Luc, alcoolique abstinent depuis 28 ans
in "L'Avenir" (Belgique), 6 octobre 2014
Luc, 60 ans, est alcoolique abstinent depuis 28 ans. Il était au congrès annuel des AA à Waremme ce samedi. L’occasion de souvenirs…
Assis à une table, dans le réfectoire du Collège Saint-Louis, Luc, 60 ans, contemple le gobelet qui lui réchauffe les mains. Il esquisse un sourire en coin. «Pas la peine de chercher une seule goutte d’alcool là-dedans.» Cela fait 28 ans qu’il est abstinent. Levant les yeux vers l’assemblée, Luc cherche sa femme, Huberte. Elle est partie leur chercher un encas au bar. De loin, il reconnaît des visages au milieu des 1200 autres Alcooliques Anonymes présents à ce congrès annuel. Mais c’est surtout vers les absents que ses pensées vont. Ceux qu’il a rencontrés dans son propre groupe de paroles à Waremme. Ceux qui ont malheureusement rechuté. «Cela peut arriver à tout le monde. Il suffit d’une seule goutte et trois semaines plus tard, on vous retrouve dans un état lamentable.» Luc sait de quoi il parle. En 28 ans, dans son groupe de 20 personnes, il aura connu des tragédies: une Waremmienne qui rechute après 25 ans d’abstinence, trois suicides et puis cet autre membre qui, trop en manque, s’est incendié l’intérieur du corps en buvant de l’alcool à brûler. «C’est en voyant tous ces malheurs que je réussis à éloigner l’alcool», avoue-t-il.

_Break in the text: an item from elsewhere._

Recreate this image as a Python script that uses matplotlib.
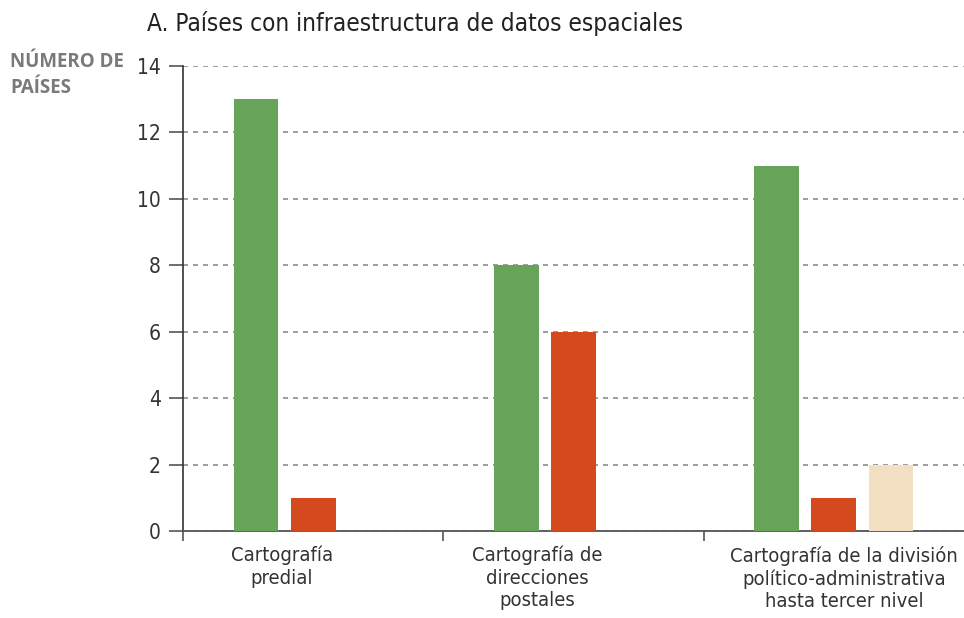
import matplotlib
matplotlib.use("Agg")
from matplotlib import pyplot as plt
import numpy as np

# data
categories = ["Cartografía\npredial",
              "Cartografía de\ndirecciones\npostales",
              "Cartografía de la división\npolítico-administrativa\nhasta tercer nivel"]
serie_verde = [13, 8, 11]
serie_roja = [1, 6, 1]
serie_beige = [0, 0, 2]
yticks = [0, 2, 4, 6, 8, 10, 12, 14]

narrow = dict(family="DejaVu Sans", stretch="condensed")

fig = plt.figure(figsize=(9.64, 6.18), dpi=100)
ax = fig.add_axes([183 / 964, 87 / 618, 781 / 964, 465 / 618])

x = np.arange(len(categories)) + 0.5
w = 0.172
ax.bar(x - 0.22, serie_verde, w, color="#67a459", zorder=3)
ax.bar(x, serie_roja, w, color="#d5491f", zorder=3)
# only the third group has a beige bar
ax.bar(x[2:] + 0.22, serie_beige[2:], w, color="#f3dfc2", zorder=3)

ax.set_xlim(0, 3)
ax.set_ylim(0, 14)
ax.set_yticks(yticks)
ax.set_yticklabels([str(v) for v in yticks], fontsize=15, color="#333333", **narrow)
ax.yaxis.grid(True, linestyle=(0, (3, 3)), color="#8c8c8c", linewidth=1.2, zorder=0)
ax.set_axisbelow(True)

ax.set_xticks([0, 1, 2])
ax.set_xticklabels([])
ax.tick_params(axis="x", direction="out", length=7, color="#555555", width=1.2)
ax.tick_params(axis="y", direction="out", length=10, color="#555555", width=1.2, pad=6)

for s in ["top", "right"]:
    ax.spines[s].set_visible(False)
ax.spines["left"].set_color("#333333")
ax.spines["bottom"].set_color("#555555")
ax.spines["left"].set_linewidth(1.2)
ax.spines["bottom"].set_linewidth(1.3)

label_x = [0.38, 1.36, 2.54]
for lx, lab in zip(label_x, categories):
    ax.text(lx, -0.45, lab, ha="center", va="top", fontsize=14.5,
            color="#333333", linespacing=1.22, **narrow)

fig.text(147 / 964, 1 - 23 / 618, "A. Países con infraestructura de datos espaciales",
         ha="left", va="center", fontsize=17.5, color="#222222", **narrow)
fig.text(10 / 964, 1 - 75 / 618, "NÚMERO DE\nPAÍSES", ha="left", va="center",
         fontsize=13.5, fontweight="bold", color="#7a7a7a", linespacing=1.35,
         family=["Open Sans", "DejaVu Sans"])

fig.savefig("out.png", dpi=100)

Les Alcooliques Anonymes tenaient leur congrès annuel samedi, à Waremme. (voir : http://0z.fr/chus7)
C’est à 12 ans, lors de sa profession de foi, que Luc goûte à la bière pour la première fois. Quatre ans plus tard, il entre à l’armée. À l’époque, dans les années 70’, cette même bière coulait à flot dans les casernes. «Il fallait savoir boire pour être militaire. Moi, je ne sais pas combien j’en buvais sur la journée, mais sur l’heure de midi, je n’en buvais que 13», ironise l’homme, aujourd’hui pleinement conscient de son ancienne addiction. «Je commençais à boire à 8h du matin et je ne mangeais pas. Mais déjà à l’époque, j’avais cette idée en tête qui ne me lâchait pas quand je buvais : ‘Aide-toi et le ciel t’aidera’.»
En 1983, Luc est papa d’une petite fille. Trois ans plus tard, il essaie de lui inculquer l’importance d’un bon petit-déjeuner. Il se force à manger devant elle. Mais rien n’y fait. Chaque fois, son repas finit dans les toilettes. «Imaginez-vous ce que ma fille devait penser de moi. Elle ne voulait d’ailleurs plus m’approcher.» De temps en temps, Luc se retrouvait dans un café avec son épouse et sa fille. «Je ne savais pas quoi dire à ma fille quand elle me demandait pourquoi papa ne rentrait pas avec nous à la maison, explique Huberte. Je devais lui mentir, lui cacher la vérité, inventer des histoires comme je le faisais devant le reste de la famille.» Au final c’est grâce au regard de sa petite fille que Luc a compris qu’il était malade. C’était la première étape vers la guérison. Le 9 juin 1986, Luc se fait faire une prise de sang à la caserne. Le 10 juin 1986, il rejoint les Alcooliques Anonymes et ne touche plus une bouteille d’alcool. Trois mois plus tard, il reçoit les résultats de sa prise de sang. Le médecin le regarde avec douleur et lui annonce qu’il a un début de cirrhose. Luc ne peut s’empêcher de sourire. «Refaites-m’en une maintenant. Vous verrez. Je n’ai plus rien.»